Für Nikosia änderte sich jedoch nichts. Die Türkei verlängerte vielmehr die Mission ihrer beiden Schiffe in der exklusiven Wirtschaftszone der Republik Zypern bis in die zweite Oktoberhälfte. Die Barbaros sucht seismisch den Meeresboden nach Energievorräten ab; die Yavuz nimmt Probebohrungen vor. Die Europäische Union hatte wegen dieser von ihr als „rechtswidrig“ eingestuften Aktivitäten Ende vergangenen Jahres ein Sanktionsregime beschlossen; im Februar wurden zwei Mitarbeiter des staatlichen türkischen Energiekonzerns TPAO auf die entsprechende Liste gesetzt.
Weil die Türkei darauf nicht reagierte, forderte Nikosia Sanktionen gegen fünf weitere Mitarbeiter des Konzerns und drei Tochterfirmen. Auch dafür liegen hinreichende Beweise vor. Doch blockierte die deutsche Ratspräsidentschaft im Verbund mit zahlreichen anderen Staaten diese Liste. Berlin fürchtete, dass schon die geringste Strafmaßnahme die Bemühungen um Vermittlung zwischen der Türkei und Griechenland zunichtemachen würde. Allerdings hatte Außenminister Heiko Maas nach Beratungen mit seinen EU-Amtskollegen Ende August in Berlin auch deutlich gemacht, dass die Geduld der Union nicht unendlich sei.

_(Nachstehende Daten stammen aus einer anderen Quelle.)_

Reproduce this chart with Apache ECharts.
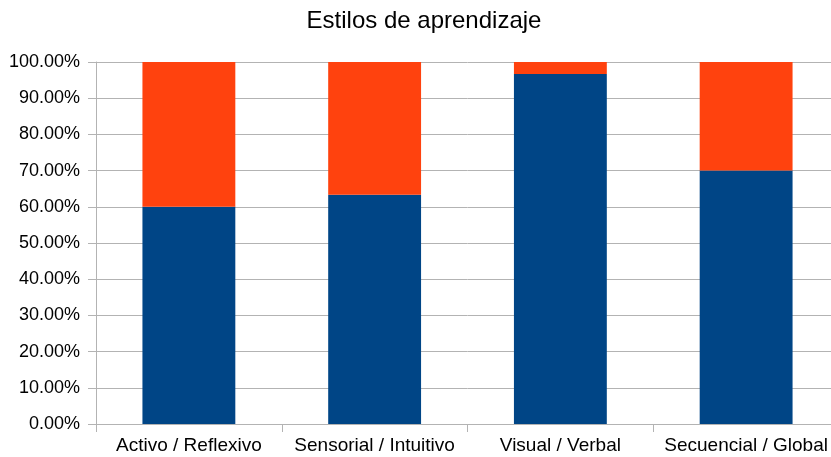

Man werde bis zum Sondertreffen der Regierungschefs an Vorschlägen für restriktive Maßnahmen gegen die Türkei arbeiten, drohte der SPD-Politiker. Das Fenster für Diplomatie stand nun sogar noch eine Woche länger offen als damals geplant, weil Ratspräsident Charles Michel den Gipfel verschob. Trotzdem gab Ankara kein Zeichen des Einlenkens. Die beiden Forschungsschiffe waren am Donnerstag weiter vor Zypern im Einsatz.

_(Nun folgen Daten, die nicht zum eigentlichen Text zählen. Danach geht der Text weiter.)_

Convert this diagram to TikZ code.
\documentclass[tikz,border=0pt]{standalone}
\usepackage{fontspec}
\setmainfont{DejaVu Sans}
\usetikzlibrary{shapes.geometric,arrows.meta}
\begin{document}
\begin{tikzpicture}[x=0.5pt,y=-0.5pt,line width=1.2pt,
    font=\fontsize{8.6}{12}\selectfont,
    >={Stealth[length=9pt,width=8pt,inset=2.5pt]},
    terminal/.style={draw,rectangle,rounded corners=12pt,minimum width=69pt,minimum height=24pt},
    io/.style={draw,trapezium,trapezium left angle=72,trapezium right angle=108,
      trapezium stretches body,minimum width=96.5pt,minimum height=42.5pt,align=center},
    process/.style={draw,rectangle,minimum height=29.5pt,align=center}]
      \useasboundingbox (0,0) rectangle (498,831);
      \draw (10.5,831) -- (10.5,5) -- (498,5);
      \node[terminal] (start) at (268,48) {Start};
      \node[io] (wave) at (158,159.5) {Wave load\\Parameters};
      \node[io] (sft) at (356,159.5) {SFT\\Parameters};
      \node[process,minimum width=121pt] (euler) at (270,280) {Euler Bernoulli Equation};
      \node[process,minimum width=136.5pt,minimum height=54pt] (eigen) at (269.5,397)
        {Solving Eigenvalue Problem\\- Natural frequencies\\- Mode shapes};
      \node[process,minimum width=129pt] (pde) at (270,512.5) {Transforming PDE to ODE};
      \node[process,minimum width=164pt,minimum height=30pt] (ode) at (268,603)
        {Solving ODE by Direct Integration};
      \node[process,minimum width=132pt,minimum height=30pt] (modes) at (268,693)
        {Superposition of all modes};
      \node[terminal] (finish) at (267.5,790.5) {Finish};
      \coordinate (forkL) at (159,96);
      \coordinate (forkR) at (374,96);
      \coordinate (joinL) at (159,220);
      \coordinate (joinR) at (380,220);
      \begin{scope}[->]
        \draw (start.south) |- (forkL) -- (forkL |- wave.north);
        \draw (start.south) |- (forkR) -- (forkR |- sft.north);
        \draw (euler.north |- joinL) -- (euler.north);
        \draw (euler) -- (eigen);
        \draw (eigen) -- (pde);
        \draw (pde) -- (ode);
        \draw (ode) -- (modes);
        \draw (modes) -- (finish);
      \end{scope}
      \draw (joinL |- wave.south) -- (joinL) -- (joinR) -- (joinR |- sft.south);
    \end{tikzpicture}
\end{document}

In Berliner Regierungskreisen wurde die zyprische Haltung vor Beginn des Treffens als legitim anerkannt. „Es gibt kein Problem von Zypern“, hieß es, „vielmehr ist die Behandlung Zyperns ein Problem für die Europäische Union insgesamt.“ Wenn es gelinge, „eine Situation zu finden und Maßnahmen zu beschließen, die Zypern entgegenkommen und die es als ausreichend empfindet, dann wird sich Zypern umgekehrt auch in einer anderen Frage solidarisch zeigen“, nämlich Belarus. Was aber konnte das sein? Sanktionen gegen nur einen oder zwei Türken? Eine Erklärung der Regierungschefs, die konkrete Maßnahmen androht, wenn die Schiffe nicht bald zurückgezogen werden?